In the 2003–04 school year, declining enrolment tremors began to grow into shockwaves that reached all corners of the province, although some areas (for example, Peel, Halton, York, Durham, Waterloo, and Greater Essex) were exceptions and continued to grow.

The second wave of declining student enrolment is now well under way, as shown in the table above. In the last four years,  Ontario elementary school enrolment has declined by 35,623 students.

This second wave of decline is affecting 25 out of 31 boards. As during the 70s and 80s, certain factors have blurred our vision and dulled our concern. These include the Ministry of Education’s initiative to reduce Primary class size, and ETFO’s Campaign 200, which increased teachers’ preparation time and the number of specialty teachers in schools. These developments have cushioned the devastating impact of declining student enrolment.

During this same period, our occasional teacher locals have witnessed these tremors first-hand. Faculties of education have  continued to produce more graduates than the teaching market can absorb, and many new graduates have become occasional teachers. Initiatives like the 85 factor for retirement and the expansion in the number of days retirees can teach swelled the ranks of occasional teachers for some years. Recent reductions in the number of days retirees can teach without a pension penalty have eased the situation; however, the number of graduates working as OTs continues to rise. Fortunately, several new ministry initiatives have created an expanding number of  training  situations  for  classroom   teachers and thus increased opportunities for occasional teachers to work.

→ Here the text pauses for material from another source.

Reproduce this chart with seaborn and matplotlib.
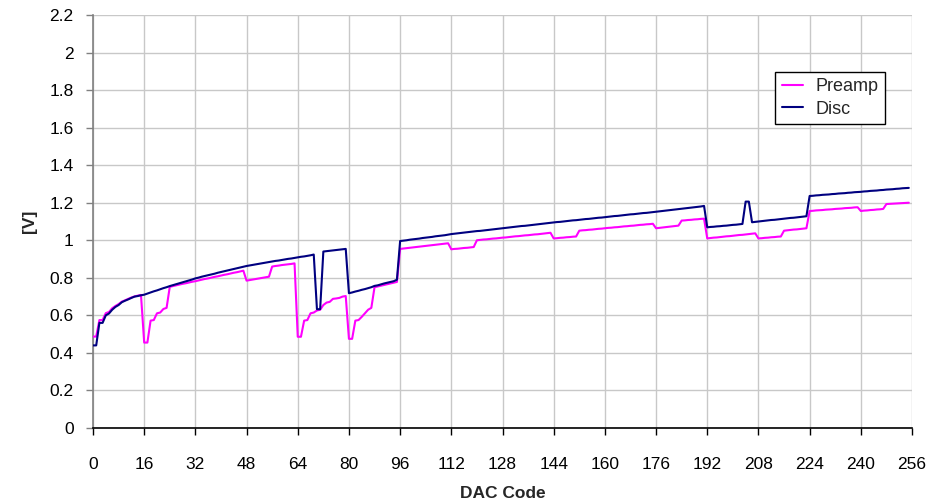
import matplotlib
matplotlib.use("Agg")
import matplotlib.pyplot as plt
import seaborn as sns
import pandas as pd
import numpy as np

dac_codes = list(range(256))

disc = [
    0.440, 0.440, 0.560, 0.560, 0.600, 0.610, 0.630, 0.645, 0.655, 0.670, 0.678, 0.685, 0.693, 0.700, 0.703, 0.707,
    0.710, 0.716, 0.722, 0.728, 0.733, 0.739, 0.745, 0.750, 0.756, 0.761, 0.766, 0.771, 0.776, 0.781, 0.786, 0.791,
    0.797, 0.801, 0.806, 0.810, 0.814, 0.818, 0.822, 0.827, 0.831, 0.835, 0.839, 0.843, 0.847, 0.851, 0.855, 0.859,
    0.863, 0.866, 0.869, 0.872, 0.875, 0.878, 0.881, 0.884, 0.887, 0.890, 0.892, 0.895, 0.898, 0.901, 0.903, 0.906,
    0.909, 0.912, 0.914, 0.917, 0.920, 0.924, 0.633, 0.633, 0.940, 0.942, 0.944, 0.946, 0.948, 0.950, 0.952, 0.954,
    0.718, 0.722, 0.727, 0.731, 0.736, 0.740, 0.745, 0.750, 0.757, 0.760, 0.765, 0.770, 0.774, 0.778, 0.782, 0.790,
    0.996, 0.998, 1.000, 1.003, 1.005, 1.007, 1.009, 1.012, 1.014, 1.016, 1.018, 1.021, 1.023, 1.025, 1.027, 1.030,
    1.033, 1.035, 1.037, 1.039, 1.041, 1.043, 1.045, 1.047, 1.049, 1.050, 1.052, 1.054, 1.056, 1.058, 1.060, 1.062,
    1.064, 1.066, 1.068, 1.070, 1.072, 1.074, 1.076, 1.077, 1.079, 1.081, 1.083, 1.085, 1.087, 1.089, 1.091, 1.093,
    1.095, 1.097, 1.098, 1.100, 1.102, 1.104, 1.106, 1.107, 1.109, 1.111, 1.113, 1.114, 1.116, 1.118, 1.120, 1.121,
    1.123, 1.125, 1.127, 1.129, 1.130, 1.132, 1.134, 1.136, 1.138, 1.139, 1.141, 1.143, 1.145, 1.146, 1.148, 1.150,
    1.152, 1.154, 1.156, 1.158, 1.160, 1.162, 1.164, 1.166, 1.168, 1.170, 1.172, 1.174, 1.176, 1.178, 1.180, 1.183,
    1.069, 1.071, 1.072, 1.074, 1.075, 1.077, 1.078, 1.080, 1.082, 1.083, 1.085, 1.087, 1.206, 1.206, 1.096, 1.098,
    1.100, 1.102, 1.104, 1.106, 1.108, 1.109, 1.111, 1.113, 1.115, 1.117, 1.119, 1.120, 1.122, 1.124, 1.126, 1.128,
    1.236, 1.237, 1.239, 1.240, 1.242, 1.243, 1.244, 1.246, 1.247, 1.249, 1.250, 1.251, 1.253, 1.254, 1.256, 1.257,
    1.258, 1.260, 1.261, 1.263, 1.264, 1.265, 1.267, 1.268, 1.270, 1.271, 1.272, 1.274, 1.275, 1.277, 1.278, 1.279,
]

preamp = [
    0.487, 0.487, 0.575, 0.575, 0.612, 0.618, 0.638, 0.650, 0.660, 0.673, 0.680, 0.688, 0.695, 0.701, 0.705, 0.709,
    0.455, 0.455, 0.572, 0.575, 0.611, 0.615, 0.634, 0.640, 0.752, 0.756, 0.760, 0.764, 0.768, 0.771, 0.775, 0.779,
    0.782, 0.786, 0.790, 0.794, 0.797, 0.801, 0.805, 0.808, 0.812, 0.816, 0.819, 0.823, 0.827, 0.830, 0.834, 0.838,
    0.785, 0.788, 0.791, 0.794, 0.797, 0.800, 0.803, 0.806, 0.860, 0.863, 0.865, 0.868, 0.870, 0.872, 0.874, 0.877,
    0.486, 0.486, 0.572, 0.575, 0.611, 0.615, 0.626, 0.630, 0.655, 0.668, 0.672, 0.688, 0.690, 0.693, 0.700, 0.703,
    0.475, 0.475, 0.572, 0.575, 0.592, 0.611, 0.630, 0.640, 0.750, 0.754, 0.758, 0.762, 0.766, 0.770, 0.774, 0.778,
    0.954, 0.956, 0.958, 0.960, 0.962, 0.964, 0.966, 0.968, 0.970, 0.972, 0.974, 0.976, 0.978, 0.980, 0.982, 0.984,
    0.952, 0.954, 0.955, 0.957, 0.959, 0.960, 0.962, 0.964, 1.000, 1.002, 1.004, 1.005, 1.007, 1.009, 1.010, 1.012,
    1.014, 1.015, 1.017, 1.019, 1.021, 1.022, 1.024, 1.026, 1.027, 1.029, 1.031, 1.032, 1.034, 1.036, 1.038, 1.040,
    1.010, 1.011, 1.013, 1.014, 1.016, 1.017, 1.019, 1.020, 1.051, 1.053, 1.054, 1.056, 1.057, 1.059, 1.061, 1.062,
    1.064, 1.066, 1.067, 1.069, 1.070, 1.072, 1.074, 1.075, 1.077, 1.078, 1.080, 1.082, 1.083, 1.085, 1.086, 1.088,
    1.064, 1.066, 1.068, 1.070, 1.072, 1.074, 1.076, 1.078, 1.105, 1.106, 1.108, 1.109, 1.111, 1.112, 1.114, 1.115,
    1.010, 1.012, 1.014, 1.015, 1.017, 1.019, 1.021, 1.022, 1.024, 1.026, 1.028, 1.029, 1.031, 1.033, 1.035, 1.037,
    1.010, 1.011, 1.013, 1.014, 1.016, 1.017, 1.019, 1.020, 1.051, 1.053, 1.055, 1.057, 1.058, 1.060, 1.062, 1.064,
    1.156, 1.157, 1.159, 1.160, 1.161, 1.163, 1.164, 1.165, 1.167, 1.168, 1.169, 1.171, 1.172, 1.173, 1.175, 1.176,
    1.156, 1.158, 1.159, 1.161, 1.162, 1.164, 1.165, 1.167, 1.193, 1.194, 1.195, 1.196, 1.197, 1.198, 1.199, 1.200,
]

series_names = ["Preamp", "Disc"]
series_colors = ["#FF00FF", "#000080"]
x_ticks = list(range(0, 257, 16))
y_ticks = [0, 0.2, 0.4, 0.6, 0.8, 1, 1.2, 1.4, 1.6, 1.8, 2, 2.2]
y_tick_labels = ["0", "0.2", "0.4", "0.6", "0.8", "1", "1.2", "1.4", "1.6", "1.8", "2", "2.2"]

df = pd.concat([
    pd.DataFrame({"DAC Code": dac_codes, "V": preamp, "Series": "Preamp"}),
    pd.DataFrame({"DAC Code": dac_codes, "V": disc, "Series": "Disc"}),
], ignore_index=True)

sns.set_theme(style="white")
plt.rcParams["font.family"] = ["Liberation Sans", "DejaVu Sans"]

fig = plt.figure(figsize=(9.48, 5.03), dpi=100)
ax = fig.add_axes([93 / 948, 1 - 428 / 503, (912 - 93) / 948, (428 - 15) / 503])

sns.lineplot(data=df, x="DAC Code", y="V", hue="Series", hue_order=series_names,
             palette=dict(zip(series_names, series_colors)), linewidth=1.5, ax=ax,
             legend=True, zorder=3)

ax.set_xlim(0, 256)
ax.set_ylim(0, 2.2)
ax.set_xticks(x_ticks)
ax.set_xticklabels([str(t) for t in x_ticks], fontsize=12.5)
ax.set_yticks(y_ticks)
ax.set_yticklabels(y_tick_labels, fontsize=12.5)
ax.grid(True, color="#c8c8c8", linewidth=1.0, zorder=0)
ax.set_axisbelow(True)

for s in ["top", "right"]:
    ax.spines[s].set_visible(False)
ax.spines["left"].set_color("#808080")
ax.spines["left"].set_linewidth(1.2)
ax.spines["bottom"].set_color("black")
ax.spines["bottom"].set_linewidth(1.2)

ax.tick_params(axis="both", which="major", direction="out", length=5, width=1.0,
               colors="black", bottom=True, left=True)
ax.tick_params(axis="x", pad=16)
ax.tick_params(axis="y", pad=9, colors="#808080", labelcolor="black")

ax.set_xlabel("DAC Code", fontsize=12.5, fontweight="bold", labelpad=10)
ax.set_ylabel("[V]", fontsize=12.5, fontweight="bold", labelpad=9)

handles, labels = ax.get_legend_handles_labels()
leg = ax.legend(handles, labels, loc="upper left", bbox_to_anchor=(0.833, 0.862),
                borderaxespad=0, frameon=True, fancybox=False, edgecolor="black",
                framealpha=1, fontsize=13, handlelength=1.2, handletextpad=0.7,
                borderpad=0.35, labelspacing=0.3)
leg.get_frame().set_linewidth(1.0)

fig.savefig("out.png", dpi=100, facecolor="white")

It is important to recognize that the ministry initiative  on  Primary  class-size reduction  and ETFO’s Campaign 200 to  increase preparation time  are  to  be  fully  implemented  during  the 2007–08 school year. After next year, programs that  generate  additional  elementary  teaching positions will not exist. Without attention and a major focus on our part, the tsunami of teacher job  losses  resulting  from  declining  enrolment will be on our shores in the spring of 2008.

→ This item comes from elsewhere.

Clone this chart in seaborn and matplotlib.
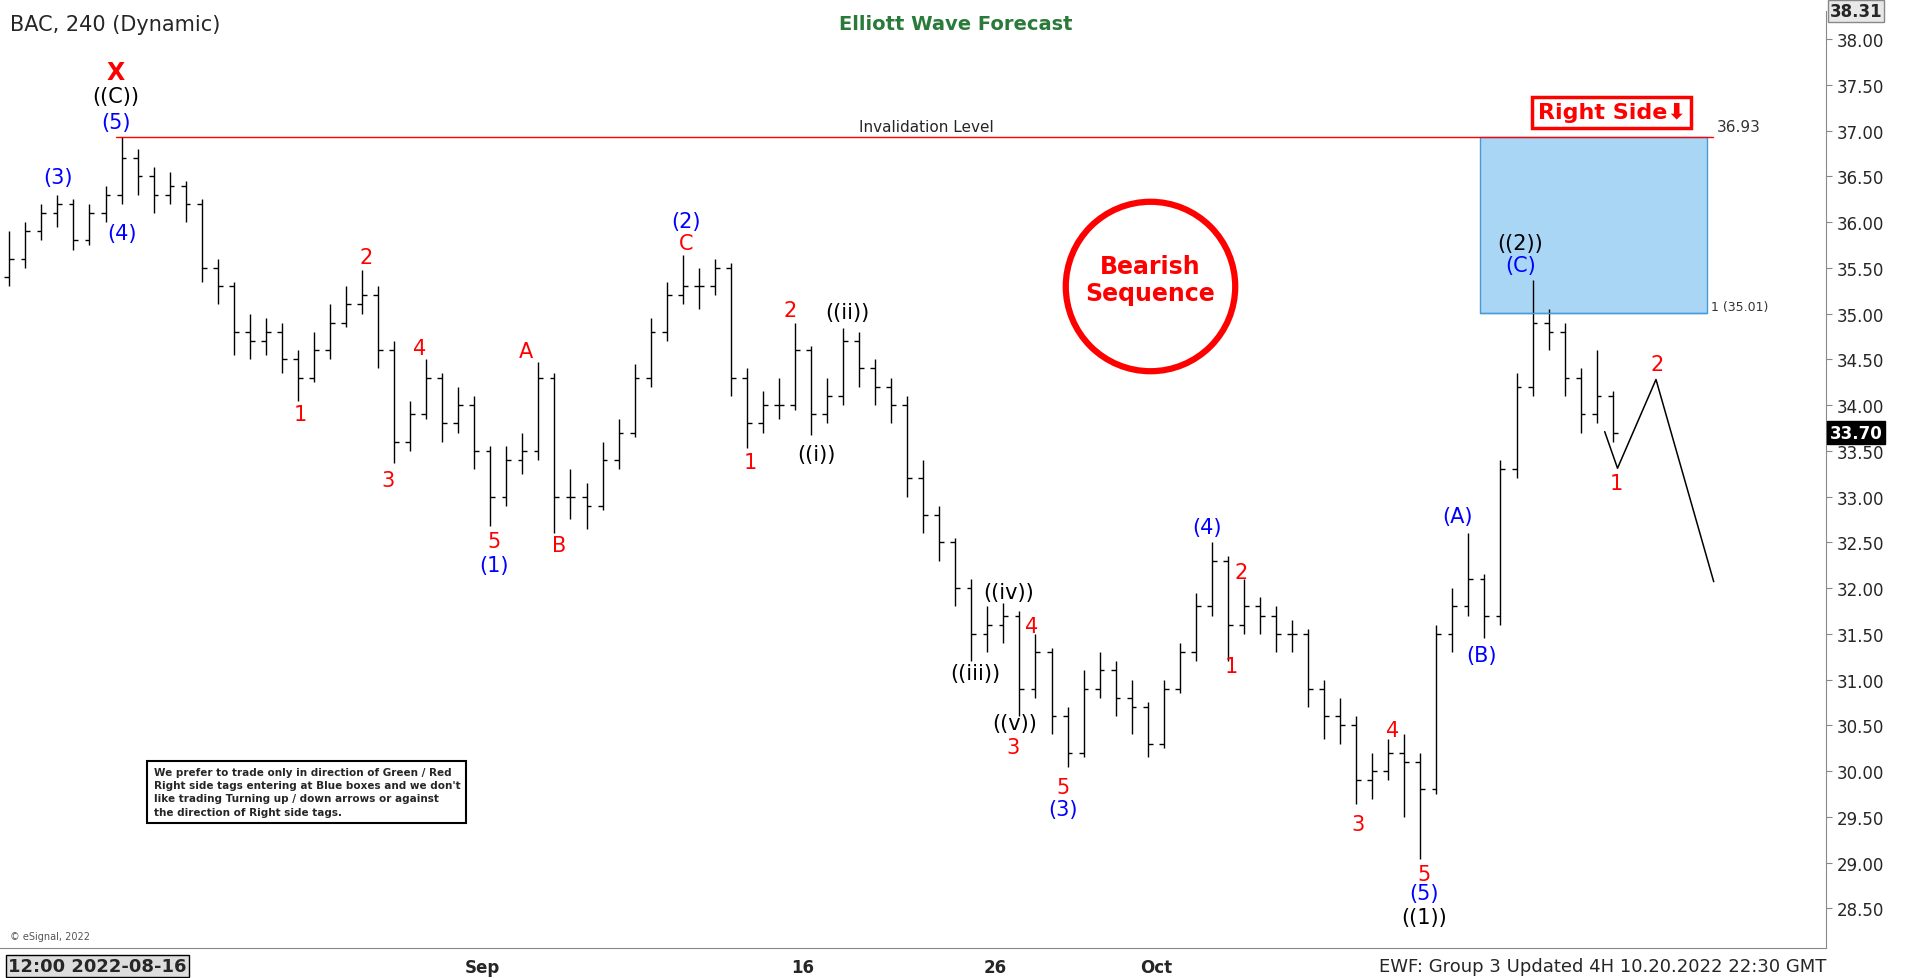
import matplotlib
matplotlib.use('Agg')
import matplotlib.pyplot as plt
import matplotlib.patches as mpatches
import seaborn as sns
import pandas as pd

sns.set_style('white')
plt.rcParams['font.family'] = ['DejaVu Sans']

# bar position: trading days since 2022-08-16 (2 bars per day)
bar_day = [-2.75 + 0.5 * i for i in range(101)]
opens = [35.4, 35.6, 35.9, 36.1, 36.2, 35.8, 36.1, 36.3, 36.7, 36.5, 36.3, 36.4, 36.2, 35.5, 35.3, 34.8, 34.7, 34.8,
         34.5, 34.3, 34.6, 34.9, 35.1, 35.2, 34.6, 33.6, 33.9, 34.3, 33.8, 34.0, 33.5, 33.0, 33.4, 33.5, 34.3, 33.0,
         33.0, 32.9, 33.4, 33.7, 34.3, 34.8, 35.2, 35.3, 35.3, 35.5, 34.3, 33.8, 34.0, 34.0, 34.6, 33.9, 34.1, 34.7,
         34.4, 34.2, 34.0, 33.2, 32.8, 32.5, 32.0, 31.5, 31.6, 31.7, 30.9, 31.3, 30.6, 30.2, 30.9, 31.1, 30.8, 30.7,
         30.3, 30.9, 31.3, 31.8, 32.3, 31.6, 31.8, 31.7, 31.5, 31.5, 30.9, 30.6, 30.5, 29.9, 30.0, 30.2, 30.1, 29.8,
         31.5, 31.8, 32.1, 31.7, 33.3, 34.2, 34.9, 34.8, 34.3, 33.9, 34.1]
closes = [35.6, 35.9, 36.1, 36.2, 35.8, 36.1, 36.3, 36.7, 36.5, 36.3, 36.4, 36.2, 35.5, 35.3, 34.8, 34.7, 34.8, 34.5,
          34.3, 34.6, 34.9, 35.1, 35.2, 34.6, 33.6, 33.9, 34.3, 33.8, 34.0, 33.5, 33.0, 33.4, 33.5, 34.3, 33.0, 33.0,
          32.9, 33.4, 33.7, 34.3, 34.8, 35.2, 35.3, 35.3, 35.5, 34.3, 33.8, 34.0, 34.0, 34.6, 33.9, 34.1, 34.7, 34.4,
          34.2, 34.0, 33.2, 32.8, 32.5, 32.0, 31.5, 31.6, 31.7, 30.9, 31.3, 30.6, 30.2, 30.9, 31.1, 30.8, 30.7, 30.3,
          30.9, 31.3, 31.8, 32.3, 31.6, 31.8, 31.7, 31.5, 31.5, 30.9, 30.6, 30.5, 29.9, 30.0, 30.2, 30.1, 29.8, 31.5,
          31.8, 32.1, 31.7, 33.3, 34.2, 34.9, 34.8, 34.3, 33.9, 34.1, 33.7]
highs = [35.9, 36.0, 36.2, 36.3, 36.25, 36.2, 36.4, 36.93, 36.8, 36.6, 36.55, 36.45, 36.25, 35.6, 35.35, 35.0, 34.95,
         34.9, 34.6, 34.8, 35.1, 35.3, 35.48, 35.3, 34.7, 34.05, 34.5, 34.35, 34.2, 34.1, 33.55, 33.55, 33.7, 34.47,
         34.35, 33.3, 33.15, 33.6, 33.85, 34.45, 34.95, 35.35, 35.64, 35.5, 35.6, 35.55, 34.4, 34.15, 34.3, 34.9,
         34.65, 34.3, 34.84, 34.8, 34.5, 34.3, 34.1, 33.4, 32.9, 32.55, 32.1, 31.8, 31.84, 31.75, 31.5, 31.35, 30.7,
         31.1, 31.3, 31.2, 31.0, 30.75, 31.0, 31.4, 31.95, 32.5, 32.35, 32.1, 31.9, 31.8, 31.65, 31.55, 31.0, 30.8,
         30.6, 30.2, 30.35, 30.4, 30.2, 31.6, 32.0, 32.6, 32.15, 33.4, 34.35, 35.37, 35.05, 34.9, 34.4, 34.6, 34.15]
lows = [35.3, 35.5, 35.8, 35.95, 35.7, 35.75, 36.0, 36.2, 36.3, 36.1, 36.2, 36.0, 35.35, 35.1, 34.55, 34.5, 34.55,
        34.35, 34.05, 34.25, 34.5, 34.85, 35.0, 34.4, 33.37, 33.5, 33.85, 33.6, 33.7, 33.3, 32.68, 32.9, 33.25, 33.4,
        32.6, 32.75, 32.65, 32.85, 33.3, 33.65, 34.2, 34.7, 35.1, 35.05, 35.2, 34.1, 33.53, 33.7, 33.85, 33.95, 33.67,
        33.8, 34.0, 34.2, 34.0, 33.8, 33.0, 32.6, 32.3, 31.8, 31.2, 31.3, 31.4, 30.6, 30.8, 30.4, 30.04, 30.15, 30.8,
        30.6, 30.4, 30.15, 30.25, 30.85, 31.2, 31.7, 31.2, 31.5, 31.5, 31.3, 31.3, 30.7, 30.35, 30.3, 29.64, 29.7,
        29.9, 29.5, 29.04, 29.75, 31.3, 31.7, 31.45, 31.6, 33.2, 34.1, 34.6, 34.1, 33.7, 33.8, 33.6]

proj_day = [47.0, 47.4, 48.6, 50.4]
proj_price = [33.71, 33.31, 34.28, 32.07]

x_tick_days = [0, 12, 22, 28, 33, 43]
x_tick_labels = ['', 'Sep', '16', '26', 'Oct', '']
y_ticks = [28.5 + 0.5 * k for k in range(20)]

# wave labels given in reference-picture pixels (1568 wide preview)
labels = [(95, 60, 'X', 'red'), (95, 80, '((C))', 'black'), (95, 101, '(5)', 'blue'), (48, 146, '(3)', 'blue'),
          (100, 192, '(4)', 'blue'), (246, 340, '1', 'red'), (300, 212, '2', 'red'), (318, 394, '3', 'red'),
          (344, 286, '4', 'red'), (405, 444, '5', 'red'), (405, 464, '(1)', 'blue'), (431, 289, 'A', 'red'),
          (459, 448, 'B', 'red'), (563, 182, '(2)', 'blue'), (563, 200, 'C', 'red'), (615, 380, '1', 'red'),
          (648, 255, '2', 'red'), (670, 373, '((i))', 'black'), (695, 257, '((ii))', 'black'),
          (800, 553, '((iii))', 'black'), (827, 486, '((iv))', 'black'), (832, 594, '((v))', 'black'),
          (831, 613, '3', 'red'), (846, 514, '4', 'red'), (872, 646, '5', 'red'), (872, 664, '(3)', 'blue'),
          (990, 433, '(4)', 'blue'), (1018, 470, '2', 'red'), (1010, 547, '1', 'red'), (1114, 676, '3', 'red'),
          (1142, 599, '4', 'red'), (1168, 717, '5', 'red'), (1168, 733, '(5)', 'blue'), (1168, 753, '((1))', 'black'),
          (1195, 424, '(A)', 'blue'), (1215, 538, '(B)', 'blue'), (1247, 200, '((2))', 'black'),
          (1247, 218, '(C)', 'blue'), (1326, 397, '1', 'red'), (1359, 299, '2', 'red')]


def px(x, y):
    return (x - 80) / 26.3, 38 - (y - 33) / 75


fig = plt.figure(figsize=(19.12, 9.79), dpi=100)
ax = fig.add_axes([0.0, 0.031, 0.955, 0.957])
ax.set_xlim(-3.04, 53.9)
ax.set_ylim(28.07, 38.31)

ax.vlines(bar_day, lows, highs, color='black', lw=1.0)
ax.hlines(opens, [d - 0.15 for d in bar_day], bar_day, color='black', lw=1.0)
ax.hlines(closes, bar_day, [d + 0.15 for d in bar_day], color='black', lw=1.0)

proj = pd.DataFrame({'day': proj_day, 'price': proj_price})
sns.lineplot(data=proj, x='day', y='price', color='black', lw=1.1, ax=ax, sort=False)

# invalidation line and blue box
x0, _ = px(95, 0)
x1, _ = px(1405, 0)
ax.plot([x0, x1], [36.93, 36.93], color='red', lw=1)
ax.text(px(760, 0)[0], 36.96, 'Invalidation Level', ha='center', va='bottom', fontsize=11)
ax.text(px(1408, 0)[0], 36.96, '36.93', ha='left', va='bottom', fontsize=11, color='#333333')
bx0, _ = px(1214, 0)
bx1, _ = px(1400, 0)
ax.add_patch(mpatches.Rectangle((bx0, 35.01), bx1 - bx0, 36.93 - 35.01, facecolor='#a9d6f5',
                                edgecolor='#4a9ad8', lw=1))
ax.plot([bx0, bx1], [35.01, 35.01], color='#4a9ad8', lw=1)
ax.text(px(1403, 0)[0], 35.01, '1 (35.01)', ha='left', va='bottom', fontsize=9, color='#333333')

# Right side tag
ax.text(*px(1322, 93), 'Right Side\u2b07', ha='center', va='center', fontsize=16, fontweight='bold',
        color='red', bbox=dict(boxstyle='square,pad=0.25', fc='white', ec='red', lw=2.5))

# bearish sequence circle
ax.plot(*px(943, 235), marker='o', markersize=122, mfc='white', mec='red', mew=4.5)
ax.text(*px(943, 230), 'Bearish\nSequence', ha='center', va='center', fontsize=17, fontweight='bold',
        color='red', linespacing=1.2)

for x, y, t, c in labels:
    ax.text(*px(x, y), t, ha='center', va='center', fontsize=15 if t != 'X' else 17,
            fontweight='bold' if t == 'X' else 'normal', color=c)

# notice box
ax.text(*px(126, 650), "We prefer to trade only in direction of Green / Red\nRight side tags entering at Blue boxes "
        "and we don't\nlike trading Turning up / down arrows or against\nthe direction of Right side tags.",
        ha='left', va='center', fontsize=7.5, fontweight='bold', linespacing=1.4,
        bbox=dict(boxstyle='square,pad=0.6', fc='white', ec='black', lw=1.5))

ax.yaxis.tick_right()
ax.set_yticks(y_ticks)
ax.set_yticklabels(['%.2f' % v for v in y_ticks], fontsize=12)
ax.set_xticks(x_tick_days)
ax.set_xticklabels(x_tick_labels, fontsize=12, fontweight='bold')
ax.tick_params(axis='both', length=4, color='#888888')
for s in ['top', 'left']:
    ax.spines[s].set_visible(False)
ax.spines['right'].set_color('#888888')
ax.spines['bottom'].set_color('#888888')
ax.set_xlabel('')
ax.set_ylabel('')

fig.text(0.005, 0.985, 'BAC, 240 (Dynamic)', ha='left', va='top', fontsize=15)
fig.text(0.5, 0.985, 'Elliott Wave Forecast', ha='center', va='top', fontsize=14, fontweight='bold',
         color='#2a7a3a')
ax.text(0, -0.01, '12:00 2022-08-16', transform=ax.get_xaxis_transform(), ha='center', va='top',
        fontsize=13, fontweight='bold', bbox=dict(fc='#dddddd', ec='black', pad=1.5))
fig.text(0.955, 0.003, 'EWF: Group 3 Updated 4H 10.20.2022 22:30 GMT', ha='right', va='bottom', fontsize=13,
         bbox=dict(fc='white', ec='none', pad=1))
fig.text(0.005, 0.04, '\u00a9 eSignal, 2022', fontsize=7, color='#555555')
ax.text(1.002, 38.31, '38.31', transform=ax.get_yaxis_transform(), ha='left', va='center', fontsize=12,
        fontweight='bold', bbox=dict(fc='#e8e8e8', ec='#888888', pad=1.5))
ax.text(1.002, 33.70, '33.70', transform=ax.get_yaxis_transform(), ha='left', va='center', fontsize=12,
        fontweight='bold', color='white', bbox=dict(fc='black', ec='black', pad=2))

fig.savefig('out.png', dpi=100, facecolor='white')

Demographic projections bring clarity to  the issue.  Ministry  of  Education  statistics  forecast that there will be an additional decline of 39,000 elementary students during the next  five  years. Statistics Canada  information  suggests that  the number of  children in the elementary age group will decline until 2021. There appears to be no barrier to absorb the pending tsunami at this time.

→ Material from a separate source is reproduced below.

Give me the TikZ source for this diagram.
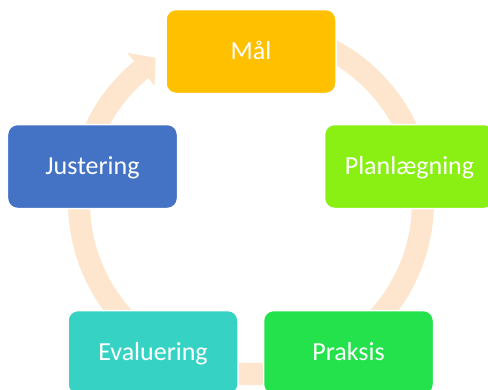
\documentclass[tikz,border=0pt]{standalone}
\usepackage{fontspec}
\setmainfont{Carlito}
\usetikzlibrary{calc}
\definecolor{ringc}{RGB}{253,230,205}
\definecolor{malc}{RGB}{255,192,0}
\definecolor{planc}{RGB}{138,240,20}
\definecolor{praksc}{RGB}{36,226,76}
\definecolor{evalc}{RGB}{54,211,197}
\definecolor{justc}{RGB}{68,114,196}
\tikzset{
  stepbox/.style={rectangle, rounded corners=10bp, draw=white, line width=1.5bp,
    minimum width=170bp, minimum height=84bp, inner sep=0pt,
    text=white, font=\fontsize{26bp}{30bp}\selectfont,
    text height=16.7bp, text depth=0pt},
  ring/.style={draw=ringc, line width=22bp, line cap=butt},
}
\begin{document}
\begin{tikzpicture}[x=1bp,y=-1bp]
\useasboundingbox (0,0) rectangle (488,389);
\clip (0,0) rectangle (488,389);
\coordinate (c) at (251,202);
% ring with arrow head
\draw[ring] ($(c)+(231:172)$) arc[start angle=231, end angle=-90, radius=172];
\fill[ringc] ($(c)+(230.3:194)$) -- ($(c)+(236.5:173)$) -- ($(c)+(230.3:151)$) -- cycle;
% boxes
\node[stepbox, fill=malc] (mal) at (251,51.5) {Mål};
\node[stepbox, fill=planc] (plan) at (409.5,166.5) {Planlægning};
\node[stepbox, fill=praksc] (praks) at (348.5,352.5) {Praksis};
\node[stepbox, fill=evalc] (eval) at (153,352.5) {Evaluering};
\node[stepbox, fill=justc] (just) at (92.5,166.5) {Justering};
\end{tikzpicture}
\end{document}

During the current school year, the Upper Canada District School Board terminated  about  70  teachers’ contracts. This  same  thing  could  easily happen next year in about 24 other school boards. Tremendous pressure to absorb as many teachers as they can will be applied to the six growing boards. Occasional teacher locals will face a dramatic makeover: their numbers will swell even more as job prospects for current members diminish, with redundant teachers assuming the bulk of long-term and daily work assignments.

Declining student  enrolment  will  undoubtedly  shape the  bargaining goals for the next round of negotiations. The  number one priority for everyone – teachers, school boards, parents, and the Ministry of Education – should be to increase the number of teaching positions. This can be accomplished by addressing a number of major issues.

  • By 2007–08, every elementary teacher will have achieved 200 minutes per week of preparation time. Our secondary colleagues have enjoyed 375 minutes per week for several years now.
  • The class-size issue needs to be addressed for Junior and Intermediate grades.
  • The number of split-grade classrooms continues to grow at a rapid pace.
  • In secondary schools 20 students generate one teaching position, whereas in elementary it takes 24 students. Altering the elementary ratio to 23:1 would generate almost 6,000 more positions provincewide. Imagine what parity with the secondary panel could accomplish.
  • In recent years, specialty teachers for art, music, and physical education, and teacher-librarians have improved the quality of education for students and increased teacher numbers.

The challenge is before us. If we address these issues,  we  can  change  the  impact  of  declining student enrolment,  improve education for elementary students, and maintain the peace and stability that our students and teachers need.